## Start
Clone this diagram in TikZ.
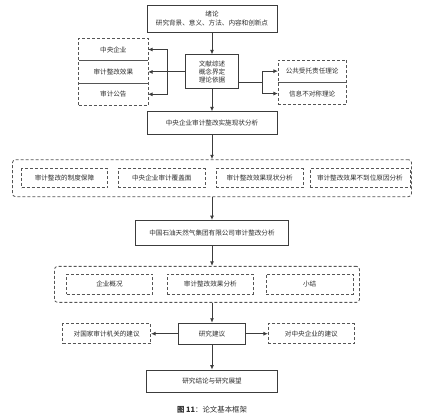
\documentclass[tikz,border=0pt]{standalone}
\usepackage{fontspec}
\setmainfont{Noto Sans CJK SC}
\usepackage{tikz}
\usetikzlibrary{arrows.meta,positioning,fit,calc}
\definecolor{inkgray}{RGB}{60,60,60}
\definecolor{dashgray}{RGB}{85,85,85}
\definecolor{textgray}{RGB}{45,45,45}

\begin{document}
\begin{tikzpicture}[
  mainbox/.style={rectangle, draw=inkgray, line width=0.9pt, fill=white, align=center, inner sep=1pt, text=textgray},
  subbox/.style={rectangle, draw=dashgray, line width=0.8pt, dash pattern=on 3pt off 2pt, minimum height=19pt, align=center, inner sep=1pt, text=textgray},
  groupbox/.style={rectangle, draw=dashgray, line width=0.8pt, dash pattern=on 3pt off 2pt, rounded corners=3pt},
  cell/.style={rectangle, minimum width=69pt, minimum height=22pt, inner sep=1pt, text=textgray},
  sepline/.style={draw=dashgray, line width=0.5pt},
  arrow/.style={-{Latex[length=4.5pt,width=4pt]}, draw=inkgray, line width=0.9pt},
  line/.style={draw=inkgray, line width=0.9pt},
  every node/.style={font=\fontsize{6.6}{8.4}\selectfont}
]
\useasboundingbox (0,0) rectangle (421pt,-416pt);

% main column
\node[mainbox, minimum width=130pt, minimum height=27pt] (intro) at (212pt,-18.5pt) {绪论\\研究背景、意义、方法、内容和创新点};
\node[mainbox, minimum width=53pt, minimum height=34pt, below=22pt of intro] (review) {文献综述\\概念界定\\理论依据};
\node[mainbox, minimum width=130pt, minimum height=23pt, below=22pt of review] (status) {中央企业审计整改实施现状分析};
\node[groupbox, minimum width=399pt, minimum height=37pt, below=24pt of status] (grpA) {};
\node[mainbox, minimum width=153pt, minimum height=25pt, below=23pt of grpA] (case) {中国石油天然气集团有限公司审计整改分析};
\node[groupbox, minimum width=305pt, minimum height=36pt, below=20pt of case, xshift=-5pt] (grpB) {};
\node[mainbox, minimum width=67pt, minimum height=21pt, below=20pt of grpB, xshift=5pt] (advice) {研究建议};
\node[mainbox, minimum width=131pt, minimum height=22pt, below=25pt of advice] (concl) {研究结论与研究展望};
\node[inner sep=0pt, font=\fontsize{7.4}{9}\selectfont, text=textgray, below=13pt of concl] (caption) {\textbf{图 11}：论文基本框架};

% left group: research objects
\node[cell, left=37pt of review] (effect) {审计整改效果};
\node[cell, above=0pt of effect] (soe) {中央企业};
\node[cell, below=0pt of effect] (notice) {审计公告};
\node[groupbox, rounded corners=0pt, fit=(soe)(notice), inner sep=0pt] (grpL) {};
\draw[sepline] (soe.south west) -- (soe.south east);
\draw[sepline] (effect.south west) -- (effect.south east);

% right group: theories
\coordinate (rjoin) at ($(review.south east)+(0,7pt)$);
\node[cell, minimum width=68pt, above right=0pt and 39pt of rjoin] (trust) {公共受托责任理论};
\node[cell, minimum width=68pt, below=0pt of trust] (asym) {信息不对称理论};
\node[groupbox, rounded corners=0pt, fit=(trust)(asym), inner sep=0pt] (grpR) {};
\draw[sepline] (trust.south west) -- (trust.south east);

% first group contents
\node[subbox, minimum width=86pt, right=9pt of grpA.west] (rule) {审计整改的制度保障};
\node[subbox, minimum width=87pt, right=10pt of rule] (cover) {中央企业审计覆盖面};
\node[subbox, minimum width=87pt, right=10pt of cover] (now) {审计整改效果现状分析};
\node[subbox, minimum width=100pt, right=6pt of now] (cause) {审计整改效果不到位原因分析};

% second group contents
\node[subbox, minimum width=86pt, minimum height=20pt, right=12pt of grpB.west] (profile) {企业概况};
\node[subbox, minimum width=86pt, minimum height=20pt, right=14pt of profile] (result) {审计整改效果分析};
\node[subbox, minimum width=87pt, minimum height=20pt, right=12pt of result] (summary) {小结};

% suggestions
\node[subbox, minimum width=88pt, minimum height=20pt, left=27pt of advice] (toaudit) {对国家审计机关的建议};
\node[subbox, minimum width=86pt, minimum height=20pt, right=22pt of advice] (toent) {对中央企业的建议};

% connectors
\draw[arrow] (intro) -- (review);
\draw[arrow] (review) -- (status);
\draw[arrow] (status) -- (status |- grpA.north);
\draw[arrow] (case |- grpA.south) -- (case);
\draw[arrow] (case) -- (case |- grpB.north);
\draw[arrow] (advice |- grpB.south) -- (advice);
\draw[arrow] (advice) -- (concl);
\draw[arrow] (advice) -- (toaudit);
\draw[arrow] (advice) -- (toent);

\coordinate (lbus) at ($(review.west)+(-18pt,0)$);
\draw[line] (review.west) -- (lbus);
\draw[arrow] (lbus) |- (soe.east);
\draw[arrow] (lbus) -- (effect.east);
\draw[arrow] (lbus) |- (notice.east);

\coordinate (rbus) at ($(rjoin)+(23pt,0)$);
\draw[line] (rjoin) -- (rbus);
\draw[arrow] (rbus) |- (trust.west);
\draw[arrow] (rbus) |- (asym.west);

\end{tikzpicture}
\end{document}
## End
* **Short problem**: Write out every line above exactly as it is, leaving out the pictures.

* **Full output**:
Clone this diagram in TikZ.
\documentclass[tikz,border=0pt]{standalone}
\usepackage{fontspec}
\setmainfont{Noto Sans CJK SC}
\usepackage{tikz}
\usetikzlibrary{arrows.meta,positioning,fit,calc}
\definecolor{inkgray}{RGB}{60,60,60}
\definecolor{dashgray}{RGB}{85,85,85}
\definecolor{textgray}{RGB}{45,45,45}

\begin{document}
\begin{tikzpicture}[
  mainbox/.style={rectangle, draw=inkgray, line width=0.9pt, fill=white, align=center, inner sep=1pt, text=textgray},
  subbox/.style={rectangle, draw=dashgray, line width=0.8pt, dash pattern=on 3pt off 2pt, minimum height=19pt, align=center, inner sep=1pt, text=textgray},
  groupbox/.style={rectangle, draw=dashgray, line width=0.8pt, dash pattern=on 3pt off 2pt, rounded corners=3pt},
  cell/.style={rectangle, minimum width=69pt, minimum height=22pt, inner sep=1pt, text=textgray},
  sepline/.style={draw=dashgray, line width=0.5pt},
  arrow/.style={-{Latex[length=4.5pt,width=4pt]}, draw=inkgray, line width=0.9pt},
  line/.style={draw=inkgray, line width=0.9pt},
  every node/.style={font=\fontsize{6.6}{8.4}\selectfont}
]
\useasboundingbox (0,0) rectangle (421pt,-416pt);

% main column
\node[mainbox, minimum width=130pt, minimum height=27pt] (intro) at (212pt,-18.5pt) {绪论\\研究背景、意义、方法、内容和创新点};
\node[mainbox, minimum width=53pt, minimum height=34pt, below=22pt of intro] (review) {文献综述\\概念界定\\理论依据};
\node[mainbox, minimum width=130pt, minimum height=23pt, below=22pt of review] (status) {中央企业审计整改实施现状分析};
\node[groupbox, minimum width=399pt, minimum height=37pt, below=24pt of status] (grpA) {};
\node[mainbox, minimum width=153pt, minimum height=25pt, below=23pt of grpA] (case) {中国石油天然气集团有限公司审计整改分析};
\node[groupbox, minimum width=305pt, minimum height=36pt, below=20pt of case, xshift=-5pt] (grpB) {};
\node[mainbox, minimum width=67pt, minimum height=21pt, below=20pt of grpB, xshift=5pt] (advice) {研究建议};
\node[mainbox, minimum width=131pt, minimum height=22pt, below=25pt of advice] (concl) {研究结论与研究展望};
\node[inner sep=0pt, font=\fontsize{7.4}{9}\selectfont, text=textgray, below=13pt of concl] (caption) {\textbf{图 11}：论文基本框架};

% left group: research objects
\node[cell, left=37pt of review] (effect) {审计整改效果};
\node[cell, above=0pt of effect] (soe) {中央企业};
\node[cell, below=0pt of effect] (notice) {审计公告};
\node[groupbox, rounded corners=0pt, fit=(soe)(notice), inner sep=0pt] (grpL) {};
\draw[sepline] (soe.south west) -- (soe.south east);
\draw[sepline] (effect.south west) -- (effect.south east);

% right group: theories
\coordinate (rjoin) at ($(review.south east)+(0,7pt)$);
\node[cell, minimum width=68pt, above right=0pt and 39pt of rjoin] (trust) {公共受托责任理论};
\node[cell, minimum width=68pt, below=0pt of trust] (asym) {信息不对称理论};
\node[groupbox, rounded corners=0pt, fit=(trust)(asym), inner sep=0pt] (grpR) {};
\draw[sepline] (trust.south west) -- (trust.south east);

% first group contents
\node[subbox, minimum width=86pt, right=9pt of grpA.west] (rule) {审计整改的制度保障};
\node[subbox, minimum width=87pt, right=10pt of rule] (cover) {中央企业审计覆盖面};
\node[subbox, minimum width=87pt, right=10pt of cover] (now) {审计整改效果现状分析};
\node[subbox, minimum width=100pt, right=6pt of now] (cause) {审计整改效果不到位原因分析};

% second group contents
\node[subbox, minimum width=86pt, minimum height=20pt, right=12pt of grpB.west] (profile) {企业概况};
\node[subbox, minimum width=86pt, minimum height=20pt, right=14pt of profile] (result) {审计整改效果分析};
\node[subbox, minimum width=87pt, minimum height=20pt, right=12pt of result] (summary) {小结};

% suggestions
\node[subbox, minimum width=88pt, minimum height=20pt, left=27pt of advice] (toaudit) {对国家审计机关的建议};
\node[subbox, minimum width=86pt, minimum height=20pt, right=22pt of advice] (toent) {对中央企业的建议};

% connectors
\draw[arrow] (intro) -- (review);
\draw[arrow] (review) -- (status);
\draw[arrow] (status) -- (status |- grpA.north);
\draw[arrow] (case |- grpA.south) -- (case);
\draw[arrow] (case) -- (case |- grpB.north);
\draw[arrow] (advice |- grpB.south) -- (advice);
\draw[arrow] (advice) -- (concl);
\draw[arrow] (advice) -- (toaudit);
\draw[arrow] (advice) -- (toent);

\coordinate (lbus) at ($(review.west)+(-18pt,0)$);
\draw[line] (review.west) -- (lbus);
\draw[arrow] (lbus) |- (soe.east);
\draw[arrow] (lbus) -- (effect.east);
\draw[arrow] (lbus) |- (notice.east);

\coordinate (rbus) at ($(rjoin)+(23pt,0)$);
\draw[line] (rjoin) -- (rbus);
\draw[arrow] (rbus) |- (trust.west);
\draw[arrow] (rbus) |- (asym.west);

\end{tikzpicture}
\end{document}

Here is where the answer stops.